Carlos A. M. dos Santos wrote:
On Fri, Dec 26, 2008 at 4:39 AM, David Wolfskill <[email protected]> wrote:
On Fri, Dec 26, 2008 at 09:35:42AM +0300, Sergey Zaharchenko wrote:
...
Some of the stuff you want can be found here:

r...@shark:~# file -s /dev/ufs/home
/dev/ufs/home: Unix Fast File system [v2] (little-endian) last mounted on 
/home, volume name home, last written at Fri Dec 26 06:33:07 2008, clean flag 
0, readonly flag 0, number of blocks 13631488, number of data blocks 13202246, 
number of cylinder groups 145, block size 16384, fragment size 2048, average 
file size 16384, average number of files in dir 64, pending blocks to free 4, 
pending inodes to free 0, system-wide uuid 0, minimum percentage of free blocks 
8, TIME optimization

You probably want the clean flag (which is 0 for me because that device
node is mounted).
Very nice; thanks!  Seems that both ffsinfo(8) & file(1) can do the job
quickly; dumpfs(8) can do it, but takes around 33 seconds for a 400 GB
file system (because it also dumps the cylinder groups).

Be warned that file(1) resides at /usr/bin and depends on
/usr/share/misc/magic*, so it may not be available in early boot
stages, when /usr is not mounted yet.

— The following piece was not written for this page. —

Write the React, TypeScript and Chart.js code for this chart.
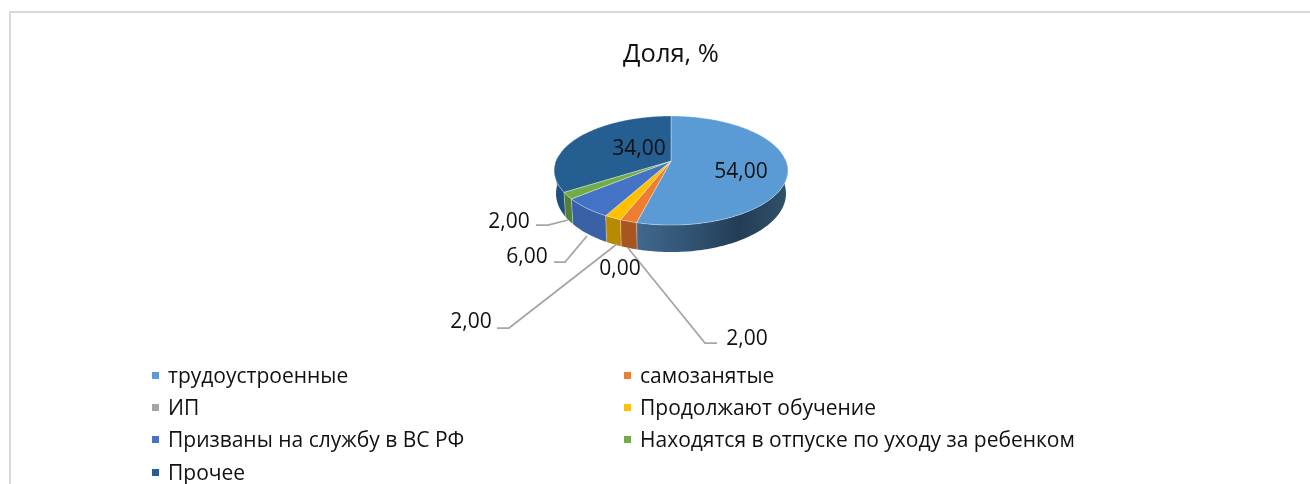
import React, { useEffect, useRef } from "react";
import { Chart, registerables } from "chart.js";

Chart.register(...registerables);

const categories = [
  "трудоустроенные",
  "самозанятые",
  "ИП",
  "Продолжают обучение",
  "Призваны на службу в ВС РФ",
  "Находятся в отпуске по уходу за ребенком",
  "Прочее",
];
const shares = [54, 2, 0, 2, 6, 2, 34];
const colors = ["#5b9bd5", "#ed7d31", "#a5a5a5", "#ffc000", "#4472c4", "#70ad47", "#255e91"];
const wallColors = ["#2f5473", "#a8561f", "#757575", "#b88a00", "#3a60a6", "#52803a", "#1f4f7c"];
const titleText = "Доля, %";

const FONT = '"Open Sans", sans-serif';
const TEXT_SIZE = 21;
const TILT = 0.46;
const PERSPECTIVE = 0.174;
const DEPTH = 22.3;

// label centre, and optional leader polyline, per slice
const labelPos: [number, number][] = [
  [741, 172], [747, 339], [620, 269], [471, 322], [527, 257], [509, 222], [639, 149],
];
const leaders: ([number, number][] | null)[] = [
  null,
  [[717, 343], [705, 343], [628, 248]],
  null,
  [[497, 328], [509, 328], [617, 244]],
  [[554, 262], [565, 262], [587, 236]],
  [[536, 225], [548, 225], [568, 220]],
  null,
];
const legendCols = [152, 624];
const legendRows = [376, 408, 440, 473];

function project(arc: any, theta: number, depth = 0, shrink = 1): [number, number] {
  const r = arc.outerRadius;
  const c = Math.cos(theta);
  const s = Math.sin(theta);
  const w = 1 - PERSPECTIVE * s;
  return [arc.x + (r * c * shrink) / w, arc.y + (r * TILT * s + depth) / w];
}

function rim(ctx: CanvasRenderingContext2D, arc: any, a: number, b: number, depth: number, shrink: number, first: boolean) {
  const n = Math.max(2, Math.ceil(Math.abs(b - a) / 0.02));
  for (let i = 0; i <= n; i++) {
    const [x, y] = project(arc, a + ((b - a) * i) / n, depth, shrink);
    if (i === 0 && first) ctx.moveTo(x, y);
    else ctx.lineTo(x, y);
  }
}

const pie3d = {
  id: "pie3d",
  beforeDatasetsDraw(chart: any) {
    const { ctx } = chart;
    const arcs = chart.getDatasetMeta(0).data;
    ctx.save();
    // side wall: painted back to front, only the part facing the viewer
    arcs.forEach((arc: any, i: number) => {
      const a = Math.max(arc.startAngle, -0.05);
      const b = Math.min(arc.endAngle, Math.PI + 0.05);
      const ranges: [number, number][] = [];
      if (b > a) ranges.push([a, b]);
      if (arc.endAngle > Math.PI * 1.0 && arc.startAngle < Math.PI * 1.1 && i === arcs.length - 1)
        ranges.push([Math.max(arc.startAngle, Math.PI - 0.05), Math.PI + 0.1]);
      ranges.forEach(([p, q]) => {
        ctx.beginPath();
        rim(ctx, arc, p, q, 0, 1, true);
        rim(ctx, arc, q, p, DEPTH, 0.985, false);
        ctx.closePath();
        if (i === 0) {
          const g = ctx.createLinearGradient(636, 0, 787, 0);
          g.addColorStop(0, "#41688f");
          g.addColorStop(0.4, "#2f5170");
          g.addColorStop(0.68, "#233d55");
          g.addColorStop(1, "#2f5269");
          ctx.fillStyle = g;
        } else ctx.fillStyle = wallColors[i];
        ctx.fill();
        if (p > 0.01 && q - p > 0.005) {
          const [x0, y0] = project(arc, p);
          const [x1, y1] = project(arc, p, DEPTH, 0.985);
          ctx.strokeStyle = "rgba(255,255,255,0.35)";
          ctx.lineWidth = 1;
          ctx.beginPath();
          ctx.moveTo(x0, y0);
          ctx.lineTo(x1, y1);
          ctx.stroke();
        }
      });
    });
    // top face
    arcs.forEach((arc: any, i: number) => {
      if (arc.endAngle - arc.startAngle < 1e-4) return;
      ctx.beginPath();
      ctx.moveTo(arc.x, arc.y);
      rim(ctx, arc, arc.startAngle, arc.endAngle, 0, 1, false);
      ctx.closePath();
      ctx.fillStyle = colors[i];
      ctx.fill();
      ctx.strokeStyle = "rgba(255,255,255,0.45)";
      ctx.lineWidth = 0.8;
      ctx.stroke();
    });
    ctx.restore();
    return false;
  },
  afterDraw(chart: any) {
    const { ctx } = chart;
    const values = chart.data.datasets[0].data as number[];
    ctx.save();
    // leader lines
    ctx.strokeStyle = "#a6a6a6";
    ctx.lineWidth = 1.75;
    leaders.forEach((pts) => {
      if (!pts) return;
      ctx.beginPath();
      pts.forEach(([x, y], k) => (k ? ctx.lineTo(x, y) : ctx.moveTo(x, y)));
      ctx.stroke();
    });
    // data labels
    ctx.fillStyle = "#111111";
    ctx.font = `${TEXT_SIZE}px ${FONT}`;
    ctx.textAlign = "center";
    ctx.textBaseline = "middle";
    values.forEach((v, i) => {
      ctx.fillText(v.toFixed(2).replace(".", ","), labelPos[i][0], labelPos[i][1]);
    });
    // legend
    ctx.textAlign = "left";
    (chart.data.labels as string[]).forEach((label, i) => {
      const col = legendCols[i % 2];
      const y = legendRows[Math.floor(i / 2)];
      ctx.fillStyle = colors[i];
      ctx.fillRect(col, y - 4, 7, 7);
      ctx.fillStyle = "#111111";
      ctx.fillText(label, col + 16, y + 1);
    });
    // frame
    ctx.fillStyle = "#d9d9d9";
    ctx.fillRect(10, 11, 1300, 2);
    ctx.fillRect(9, 11, 2, 473);
    ctx.restore();
  },
};

export default function App() {
  const ref = useRef<HTMLCanvasElement>(null);
  useEffect(() => {
    const chart = new Chart(ref.current!, {
      type: "pie",
      data: {
        labels: categories,
        datasets: [{ data: shares, backgroundColor: colors, borderWidth: 0 }],
      },
      options: {
        responsive: false,
        animation: false,
        layout: { padding: { left: 556, right: 524, top: 41, bottom: 208 } },
        plugins: {
          legend: { display: false },
          tooltip: { enabled: false },
          title: {
            display: true,
            text: titleText,
            fullSize: false,
            color: "#111111",
            font: { family: FONT, size: 25.5, weight: "normal", lineHeight: 1.1 },
            padding: { top: 0, bottom: -23 },
          },
        },
      },
      plugins: [pie3d],
    } as any);
    return () => chart.destroy();
  }, []);
  return (
    <div style={{ position: "absolute", left: 0, top: 0, width: 1310, height: 484, background: "#fff" }}>
      <canvas ref={ref} width={1310} height={484} style={{ display: "block" }} />
    </div>
  );
}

The following combination will
suffice, and depends only on /sbin and /stand:

     /sbin/ffsinfo -l 1 /usr/local | /rescue/sed -n 's/^clean *int8_t
*\(.*\)/\1/p'


Except FreeBSD hasn't had /stand for a long while, and there's no /rescue/sed (at least on 6.x and 7.x). Also, /stand was only ever populated on install and there's no guarantees it was ever up to date.